PROBLEM: Leave out the pictures and return every entry exactly as it appears.

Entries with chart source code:
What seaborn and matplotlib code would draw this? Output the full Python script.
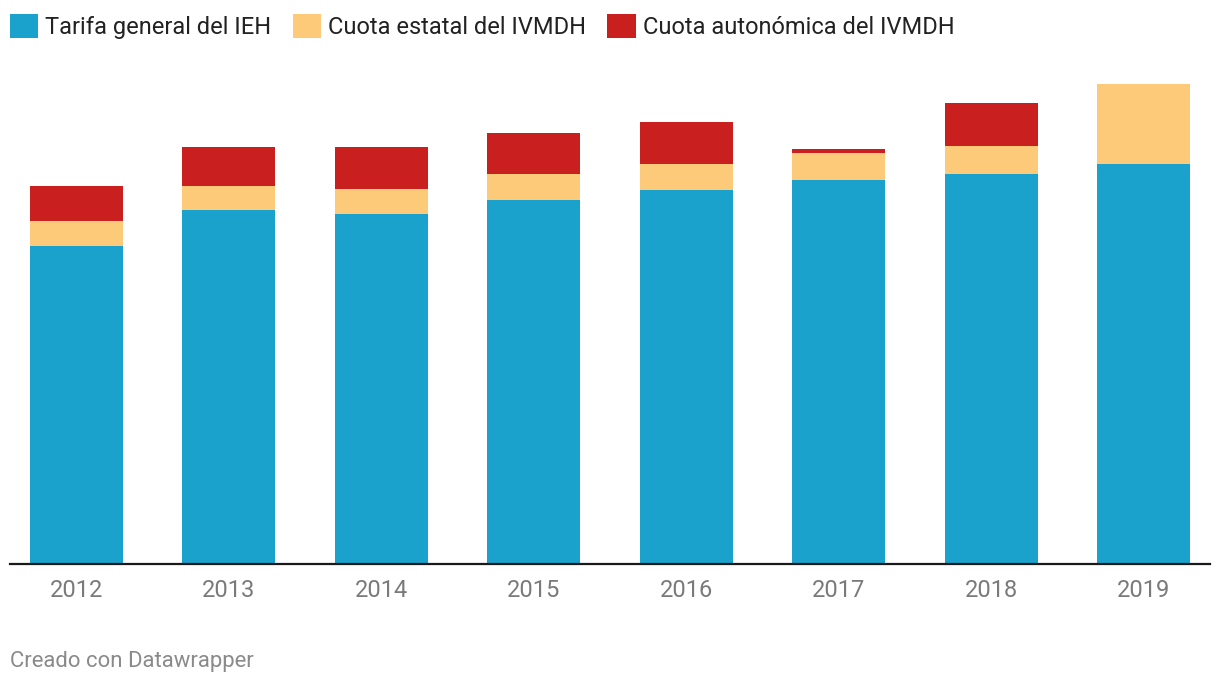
import pandas as pd
import seaborn as sns
from matplotlib import pyplot
from matplotlib.patches import Patch

years = ['2012', '2013', '2014', '2015', '2016', '2017', '2018', '2019']
tarifa_ieh = [318, 354, 350, 364, 374, 384, 390, 400]
cuota_estatal = [25, 24, 25, 26, 26, 27, 28, 80]
cuota_autonomica = [35, 39, 42, 41, 42, 4, 43, 0]

series_names = ['Tarifa general del IEH', 'Cuota estatal del IVMDH', 'Cuota autonómica del IVMDH']
colors = ['#1aa1cc', '#fdca79', '#c91f1f']

sns.set_theme(style='white')
pyplot.rcParams['font.family'] = ['Roboto', 'DejaVu Sans']

df = pd.DataFrame({
    'year': years,
    'ieh': tarifa_ieh,
    'estatal': cuota_estatal,
    'autonomica': cuota_autonomica,
})
df['lvl1'] = df['ieh']
df['lvl2'] = df['lvl1'] + df['estatal']
df['lvl3'] = df['lvl2'] + df['autonomica']

fig = pyplot.figure(figsize=(12.2, 6.88), dpi=100, facecolor='white')
ax = fig.add_axes([10 / 1220, 1 - 564 / 688, 1200 / 1220, 494 / 688])

# stacked bars: draw cumulative totals from the top layer down
for col, color in zip(['lvl3', 'lvl2', 'lvl1'], colors[::-1]):
    sns.barplot(data=df, x='year', y=col, color=color, width=0.61,
                saturation=1, ax=ax, linewidth=0)

ax.set_xlim(-0.436, 7.436)
ax.set_ylim(0, 494)
ax.set_xlabel('')
ax.set_ylabel('')
ax.set_yticks([])
ax.tick_params(axis='x', length=0, pad=11, labelsize=17, labelcolor='#7a7a7a')
for side in ['top', 'right', 'left']:
    ax.spines[side].set_visible(False)
ax.spines['bottom'].set_color('#1a1a1a')
ax.spines['bottom'].set_linewidth(1.6)

handles = [Patch(facecolor=c, edgecolor='none') for c in colors]
fig.legend(handles, series_names, loc='upper left', bbox_to_anchor=(10 / 1220, 1 - 14 / 688),
           ncol=3, frameon=False, fontsize=17, handlelength=1.2, handleheight=1.2,
           handletextpad=0.3, columnspacing=0.9, borderpad=0, borderaxespad=0,
           labelcolor='#222222')

fig.text(10 / 1220, 1 - 662 / 688, 'Creado con Datawrapper', fontsize=15.9,
         color='#8a8a8a', va='center', ha='left')

fig.savefig('out.png', dpi=100, facecolor='white')
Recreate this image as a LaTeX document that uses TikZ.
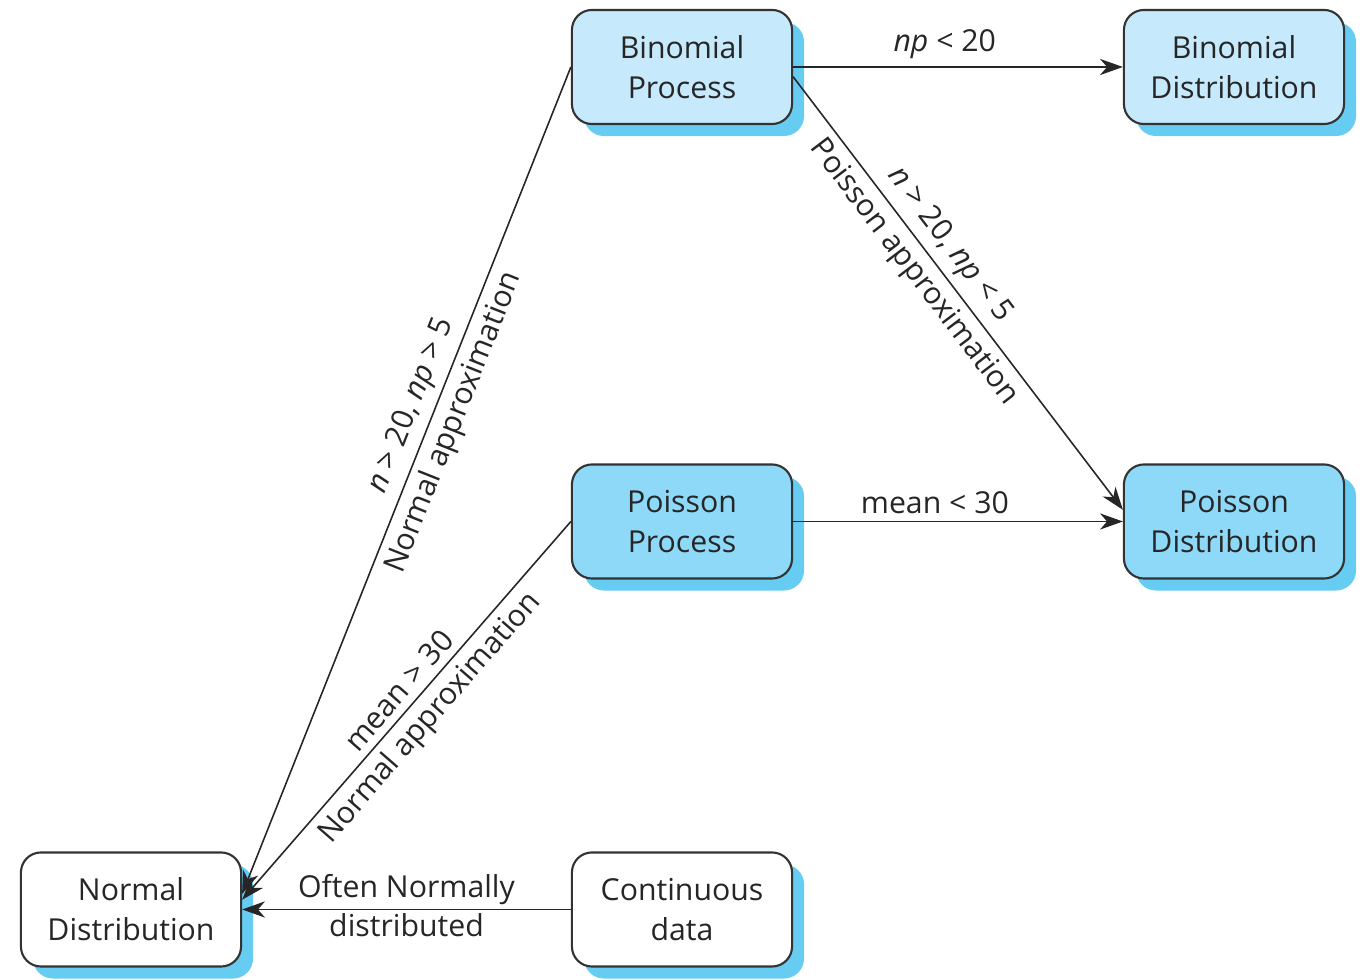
\documentclass[tikz,border=0pt]{standalone}
\usepackage{fontspec}
\setmainfont{Open Sans}
\usetikzlibrary{arrows.meta,shadows}

\definecolor{shadowblue}{HTML}{66CCF2}
\definecolor{binblue}{HTML}{C6E9FB}
\definecolor{poiblue}{HTML}{8ED8F8}

\begin{document}
\begin{tikzpicture}[x=0.01cm, y=-0.01cm,
    font=\fontsize{8.6}{11.4}\selectfont,
    box/.style={draw=black!80, line width=0.6pt, rounded corners=0.2cm,
      minimum width=2.2cm, minimum height=1.14cm, align=center, text=black!85,
      drop shadow={shadow xshift=0.12cm, shadow yshift=-0.12cm, fill=shadowblue, opacity=1}},
    arr/.style={draw=black!85, line width=0.45pt, -{Stealth[length=6.5pt, width=4.6pt, inset=2pt]}},
    lbl/.style={inner sep=2pt, text=black!85}]
     \useasboundingbox (0,0) rectangle (1365,980);

     \node[box, fill=binblue] (bp) at (682,67) {Binomial\\Process};
     \node[box, fill=binblue] (bd) at (1234,67) {Binomial\\Distribution};
     \node[box, fill=poiblue] (pp) at (682,521.5) {Poisson\\Process};
     \node[box, fill=poiblue] (pd) at (1234,521.5) {Poisson\\Distribution};
     \node[box, fill=white] (nd) at (131,909.5) {Normal\\Distribution};
     \node[box, fill=white] (cd) at (682,909.5) {Continuous\\data};

     \draw[arr] (bp.east) -- node[lbl, above, pos=0.46] {\textit{np} < 20} (bd.west);
     \draw[arr] (bp.-5) -- node[lbl, sloped, above, pos=0.42] {\textit{n} > 20, \textit{np} < 5}
                          node[lbl, sloped, below, pos=0.42] {Poisson approximation} (pd.174);
     \draw[arr] (pp.east) -- node[lbl, above, pos=0.43] {mean < 30} (pd.west);
     \draw[arr] (bp.west) -- node[lbl, sloped, above, pos=0.42] {\textit{n} > 20, \textit{np} > 5}
                          node[lbl, sloped, below, pos=0.42] {Normal approximation} (nd.8);
     \draw[arr] (pp.west) -- node[lbl, sloped, above, pos=0.48] {mean > 30}
                          node[lbl, sloped, below, pos=0.48] {Normal approximation} (nd.5);
     \draw[arr] (cd.west) -- node[lbl, above, inner sep=1pt] {Often Normally}
                          node[lbl, below, inner sep=1pt] {distributed} (nd.east);
\end{tikzpicture}
\end{document}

FINAL ANSWER:
What seaborn and matplotlib code would draw this? Output the full Python script.
import pandas as pd
import seaborn as sns
from matplotlib import pyplot
from matplotlib.patches import Patch

years = ['2012', '2013', '2014', '2015', '2016', '2017', '2018', '2019']
tarifa_ieh = [318, 354, 350, 364, 374, 384, 390, 400]
cuota_estatal = [25, 24, 25, 26, 26, 27, 28, 80]
cuota_autonomica = [35, 39, 42, 41, 42, 4, 43, 0]

series_names = ['Tarifa general del IEH', 'Cuota estatal del IVMDH', 'Cuota autonómica del IVMDH']
colors = ['#1aa1cc', '#fdca79', '#c91f1f']

sns.set_theme(style='white')
pyplot.rcParams['font.family'] = ['Roboto', 'DejaVu Sans']

df = pd.DataFrame({
    'year': years,
    'ieh': tarifa_ieh,
    'estatal': cuota_estatal,
    'autonomica': cuota_autonomica,
})
df['lvl1'] = df['ieh']
df['lvl2'] = df['lvl1'] + df['estatal']
df['lvl3'] = df['lvl2'] + df['autonomica']

fig = pyplot.figure(figsize=(12.2, 6.88), dpi=100, facecolor='white')
ax = fig.add_axes([10 / 1220, 1 - 564 / 688, 1200 / 1220, 494 / 688])

# stacked bars: draw cumulative totals from the top layer down
for col, color in zip(['lvl3', 'lvl2', 'lvl1'], colors[::-1]):
    sns.barplot(data=df, x='year', y=col, color=color, width=0.61,
                saturation=1, ax=ax, linewidth=0)

ax.set_xlim(-0.436, 7.436)
ax.set_ylim(0, 494)
ax.set_xlabel('')
ax.set_ylabel('')
ax.set_yticks([])
ax.tick_params(axis='x', length=0, pad=11, labelsize=17, labelcolor='#7a7a7a')
for side in ['top', 'right', 'left']:
    ax.spines[side].set_visible(False)
ax.spines['bottom'].set_color('#1a1a1a')
ax.spines['bottom'].set_linewidth(1.6)

handles = [Patch(facecolor=c, edgecolor='none') for c in colors]
fig.legend(handles, series_names, loc='upper left', bbox_to_anchor=(10 / 1220, 1 - 14 / 688),
           ncol=3, frameon=False, fontsize=17, handlelength=1.2, handleheight=1.2,
           handletextpad=0.3, columnspacing=0.9, borderpad=0, borderaxespad=0,
           labelcolor='#222222')

fig.text(10 / 1220, 1 - 662 / 688, 'Creado con Datawrapper', fontsize=15.9,
         color='#8a8a8a', va='center', ha='left')

fig.savefig('out.png', dpi=100, facecolor='white')
Recreate this image as a LaTeX document that uses TikZ.
\documentclass[tikz,border=0pt]{standalone}
\usepackage{fontspec}
\setmainfont{Open Sans}
\usetikzlibrary{arrows.meta,shadows}

\definecolor{shadowblue}{HTML}{66CCF2}
\definecolor{binblue}{HTML}{C6E9FB}
\definecolor{poiblue}{HTML}{8ED8F8}

\begin{document}
\begin{tikzpicture}[x=0.01cm, y=-0.01cm,
    font=\fontsize{8.6}{11.4}\selectfont,
    box/.style={draw=black!80, line width=0.6pt, rounded corners=0.2cm,
      minimum width=2.2cm, minimum height=1.14cm, align=center, text=black!85,
      drop shadow={shadow xshift=0.12cm, shadow yshift=-0.12cm, fill=shadowblue, opacity=1}},
    arr/.style={draw=black!85, line width=0.45pt, -{Stealth[length=6.5pt, width=4.6pt, inset=2pt]}},
    lbl/.style={inner sep=2pt, text=black!85}]
     \useasboundingbox (0,0) rectangle (1365,980);

     \node[box, fill=binblue] (bp) at (682,67) {Binomial\\Process};
     \node[box, fill=binblue] (bd) at (1234,67) {Binomial\\Distribution};
     \node[box, fill=poiblue] (pp) at (682,521.5) {Poisson\\Process};
     \node[box, fill=poiblue] (pd) at (1234,521.5) {Poisson\\Distribution};
     \node[box, fill=white] (nd) at (131,909.5) {Normal\\Distribution};
     \node[box, fill=white] (cd) at (682,909.5) {Continuous\\data};

     \draw[arr] (bp.east) -- node[lbl, above, pos=0.46] {\textit{np} < 20} (bd.west);
     \draw[arr] (bp.-5) -- node[lbl, sloped, above, pos=0.42] {\textit{n} > 20, \textit{np} < 5}
                          node[lbl, sloped, below, pos=0.42] {Poisson approximation} (pd.174);
     \draw[arr] (pp.east) -- node[lbl, above, pos=0.43] {mean < 30} (pd.west);
     \draw[arr] (bp.west) -- node[lbl, sloped, above, pos=0.42] {\textit{n} > 20, \textit{np} > 5}
                          node[lbl, sloped, below, pos=0.42] {Normal approximation} (nd.8);
     \draw[arr] (pp.west) -- node[lbl, sloped, above, pos=0.48] {mean > 30}
                          node[lbl, sloped, below, pos=0.48] {Normal approximation} (nd.5);
     \draw[arr] (cd.west) -- node[lbl, above, inner sep=1pt] {Often Normally}
                          node[lbl, below, inner sep=1pt] {distributed} (nd.east);
\end{tikzpicture}
\end{document}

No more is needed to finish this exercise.